NTTC Seeks Congress’ Help to Squelch Wetlines Plan

By Eric Miller, Staff Reporter

This story appears in the June 2 print edition of Transport Topics.

National Tank Truck Carriers officials said they are pushing for legislation that would force the Pipeline and Hazardous Materials Safety Administration to withdraw its wetlines proposal, which was issued more than three years ago.

NTTC President Daniel Furth said members have become increasingly frustrated with delays by PHMSA in killing the proposal, which has not happened even though a Government Accountability Office report last year concluded the agency relied on flawed data.

“I’ve pressured them to withdraw it,” Furth told Transport Topics. “They said they want to meet with us but they haven’t, and they aren’t doing anything. So we’re trying desperately to get some legislation and help put an end to the proposal.”

NTTC officials were scheduled to meet late last week with a bipartisan group of members and staff on the House Transportation Committee and its subcommittee that addresses hazardous materials issues.

PHMSA’s January 2011 proposal would require carriers who haul flammable liquids to either retrofit their existing tankers to protect wetlines or install a system to purge product from the lines.

A PHMSA spokesman did not respond to a request for comment by press time. The agency has not commented on the proposal, but a Department of Transportation report projects that the agency will issue a final rule in January 2015.

“We provided a draft of this report to the Department of Transportation for review and comment. DOT indicated that PHMSA would take this report into consideration as it continues to consider rulemaking and works to improve its incident data collection and internal review procedures,” the GAO report said.

However, PHMSA and the National Transportation Safety Board have long maintained that wetlines’ protective retrofits will save lives for a relatively modest cost.

Tank truck operators, however, say the dangers of vapor escape during retrofit installations potentially would cause more deaths in the shop than wetlines could ever cause on highways.
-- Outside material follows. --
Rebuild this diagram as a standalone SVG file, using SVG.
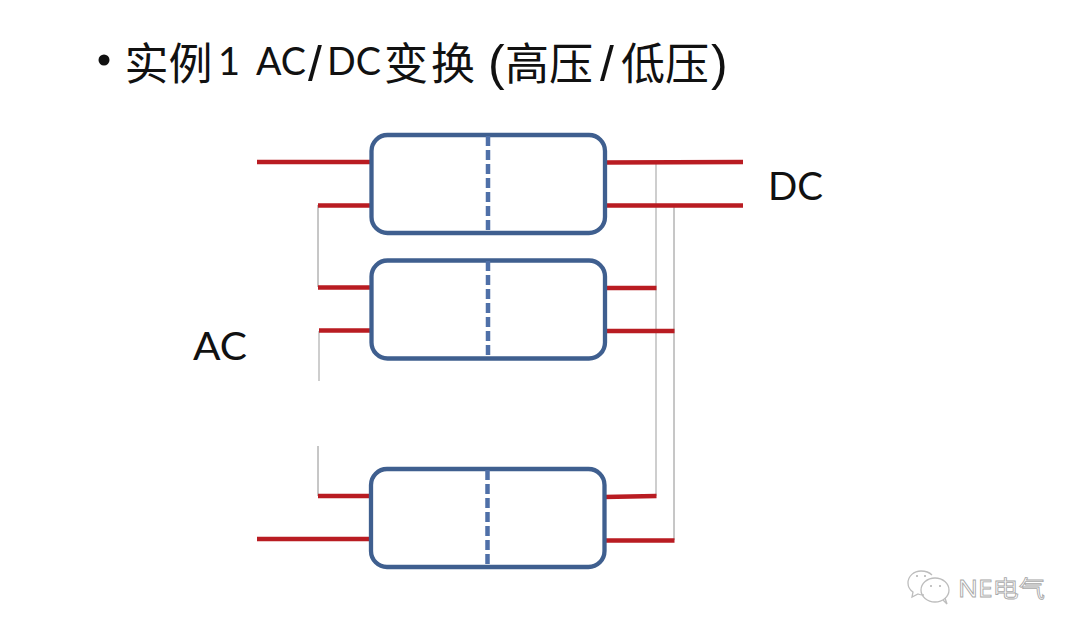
<svg xmlns="http://www.w3.org/2000/svg" width="1080" height="635" viewBox="0 0 1080 635">
<style>
.box{fill:#fff;stroke:#3f5f8f;stroke-width:4.300}
.div{stroke:#4f70a8;stroke-width:4.500;stroke-dasharray:10 4;fill:none}
.red{stroke:#b91c22;stroke-width:4.500;fill:none}
.g1{stroke:#8e8e8e;stroke-width:1;fill:none}
.g2{stroke:#b4b4b4;stroke-width:1.300;fill:none}
.t{font-family:"Lato","Liberation Sans",sans-serif;fill:#111}
.c{font-family:"Noto Sans CJK SC",sans-serif;fill:#111;font-size:44px}
.l{font-size:38px}
.p{font-family:"Liberation Sans",sans-serif;fill:#111;font-size:50px}
.wm{font-family:"Noto Sans","Noto Sans CJK SC",sans-serif;fill:#fff;stroke:#a8a8a8;stroke-width:.8;font-size:23px}
.ic{fill:none;stroke:#bdbdbd;stroke-width:1.300}
</style>
<rect width="1080" height="635" fill="#fff"/>
<g id="title">
<circle cx="104" cy="60" r="5.500" fill="#111"/>
<text class="c" x="124.500" y="80">实例</text>
<text class="t l" x="218" y="75">1</text>
<text class="t l" x="256" y="75" textLength="50" lengthAdjust="spacingAndGlyphs">AC</text>
<text class="p" x="308" y="81">/</text>
<text class="t l" x="327" y="75" textLength="54" lengthAdjust="spacingAndGlyphs">DC</text>
<text class="c" x="384" y="80" textLength="91" lengthAdjust="spacing">变换</text>
<text class="p" x="488" y="80">(</text>
<text class="c" x="505" y="80">高压</text>
<text class="p" x="600" y="81">/</text>
<text class="c" x="621" y="80">低压</text>
<text class="p" x="711" y="80">)</text>
</g>
<g id="connectors">
<path class="g1" d="M318 205V287"/>
<path class="g2" d="M319 331V381"/>
<path class="g1" d="M318 446V496"/>
<path class="g2" d="M656 162V496"/>
<path class="g1" d="M674 206V540"/>
<path class="red" d="M257 162H372M318 205.500H372M318 287.500H372M319 330.500H372M318 496H372M257 539H372"/>
<path class="red" d="M604 162.500L743 162M604 205.500H743M604 288H656.500M604 331H674.500M604 497L656.500 496M604 540.500H674.500"/>
</g>
<g id="box1"><rect class="box" x="371.500" y="135" width="233.500" height="98" rx="16"/><path class="div" d="M488 136V232"/></g>
<g id="box2"><rect class="box" x="371.500" y="260.500" width="233.500" height="98" rx="16"/><path class="div" d="M488 261V358"/></g>
<g id="box3"><rect class="box" x="371" y="469" width="233.500" height="98" rx="16"/><path class="div" d="M487.500 470V566"/></g>
<g id="label-dc"><text class="t" x="768" y="200" font-size="39" textLength="55" lengthAdjust="spacingAndGlyphs">DC</text></g>
<g id="label-ac"><text class="t" x="193" y="360" font-size="39" textLength="54" lengthAdjust="spacingAndGlyphs">AC</text></g>
<g id="watermark">
<path class="ic" d="M932 575C929 572 925 571 921 571C914 571 908 576 908 583C908 587 910 590 913 592L912 597L918 594C920 595 922 595 924 595"/>
<ellipse class="ic" cx="935" cy="590" rx="14" ry="12"/>
<path class="ic" d="M943 600L947 604L945 598"/>
<circle cx="917" cy="576" r="1" fill="#b0b0b0"/><circle cx="925" cy="576" r="1" fill="#b0b0b0"/>
<circle cx="931" cy="586" r="1" fill="#b0b0b0"/><circle cx="940" cy="586" r="1" fill="#b0b0b0"/>
<text class="wm" x="958" y="597" textLength="87" lengthAdjust="spacingAndGlyphs">NE电气</text>
</g>
</svg>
“It is way more dangerous to weld, drill or do anything to the integrity of the tank,” Furth said. “There is no need, and there also is no engineered solution.”

NTTC said that at a meeting earlier this year PHMSA executives told members of the Council on Safe Transportation of Hazardous Articles that the agency still intends to pursue a wetlines final rule later this year.
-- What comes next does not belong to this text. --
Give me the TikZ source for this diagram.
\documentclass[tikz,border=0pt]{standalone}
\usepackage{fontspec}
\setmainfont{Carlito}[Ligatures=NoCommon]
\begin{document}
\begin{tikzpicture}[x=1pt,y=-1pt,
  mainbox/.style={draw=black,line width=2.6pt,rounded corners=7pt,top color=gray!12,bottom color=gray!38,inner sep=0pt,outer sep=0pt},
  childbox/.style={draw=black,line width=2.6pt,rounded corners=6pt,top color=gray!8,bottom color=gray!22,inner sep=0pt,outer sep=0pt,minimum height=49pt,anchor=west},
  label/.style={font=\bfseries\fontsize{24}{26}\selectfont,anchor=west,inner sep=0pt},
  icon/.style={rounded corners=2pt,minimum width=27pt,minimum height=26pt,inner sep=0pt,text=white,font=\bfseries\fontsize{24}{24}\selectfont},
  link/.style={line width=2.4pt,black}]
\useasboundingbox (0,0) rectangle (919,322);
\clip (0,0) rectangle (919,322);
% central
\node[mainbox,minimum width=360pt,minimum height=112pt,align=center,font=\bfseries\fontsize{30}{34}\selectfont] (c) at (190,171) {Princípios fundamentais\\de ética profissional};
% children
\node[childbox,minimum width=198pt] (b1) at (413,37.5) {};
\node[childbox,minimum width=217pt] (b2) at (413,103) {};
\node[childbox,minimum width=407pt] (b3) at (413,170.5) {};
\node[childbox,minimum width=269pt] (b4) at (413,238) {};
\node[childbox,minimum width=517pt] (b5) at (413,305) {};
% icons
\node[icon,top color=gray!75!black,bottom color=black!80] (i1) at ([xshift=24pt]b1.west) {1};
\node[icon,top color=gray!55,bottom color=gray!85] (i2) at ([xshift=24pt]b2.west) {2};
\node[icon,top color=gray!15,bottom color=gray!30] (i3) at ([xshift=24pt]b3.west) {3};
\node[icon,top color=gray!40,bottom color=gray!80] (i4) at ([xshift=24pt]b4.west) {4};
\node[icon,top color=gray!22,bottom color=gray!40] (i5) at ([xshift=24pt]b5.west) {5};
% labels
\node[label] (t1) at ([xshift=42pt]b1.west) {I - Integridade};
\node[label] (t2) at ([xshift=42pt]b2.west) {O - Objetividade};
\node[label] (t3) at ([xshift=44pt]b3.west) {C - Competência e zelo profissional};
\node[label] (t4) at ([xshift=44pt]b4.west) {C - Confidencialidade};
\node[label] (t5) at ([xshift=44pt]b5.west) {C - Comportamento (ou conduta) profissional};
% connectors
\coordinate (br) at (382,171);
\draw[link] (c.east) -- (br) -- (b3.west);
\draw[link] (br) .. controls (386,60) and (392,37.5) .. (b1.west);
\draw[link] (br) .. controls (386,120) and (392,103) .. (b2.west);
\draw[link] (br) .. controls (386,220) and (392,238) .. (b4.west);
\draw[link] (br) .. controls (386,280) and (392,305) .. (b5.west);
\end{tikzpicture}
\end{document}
However, at a recent hearing, PHMSA Administrator Cynthia Quarterman told House members her agency is reviewing the GAO report and expects to decide “in the next few months” whether to withdraw the wetlines proposal.

Quarterman said her agency has worked hard to improve the quality of its data.

Sara Vermillion, an assistant director with GAO who worked on the report, told TT that she “wouldn’t feel comfortable” if PHMSA went ahead with its proposal with the analysis and the data that the agency was using.

PHMSA has had two prior unsuccessful attempts to implement a wetlines rule, most recently in 2006, when the agency withdrew a proposal.

“We’ve beat it twice, and we’re going to stay at it,” said NTTC Chairman Dean Kaplan, executive vice president of bulk transport carrier K-Limited, based in Toledo, Ohio. “Our frustration on the tank truckers’ side is we’re still throwing money at it to beat it.”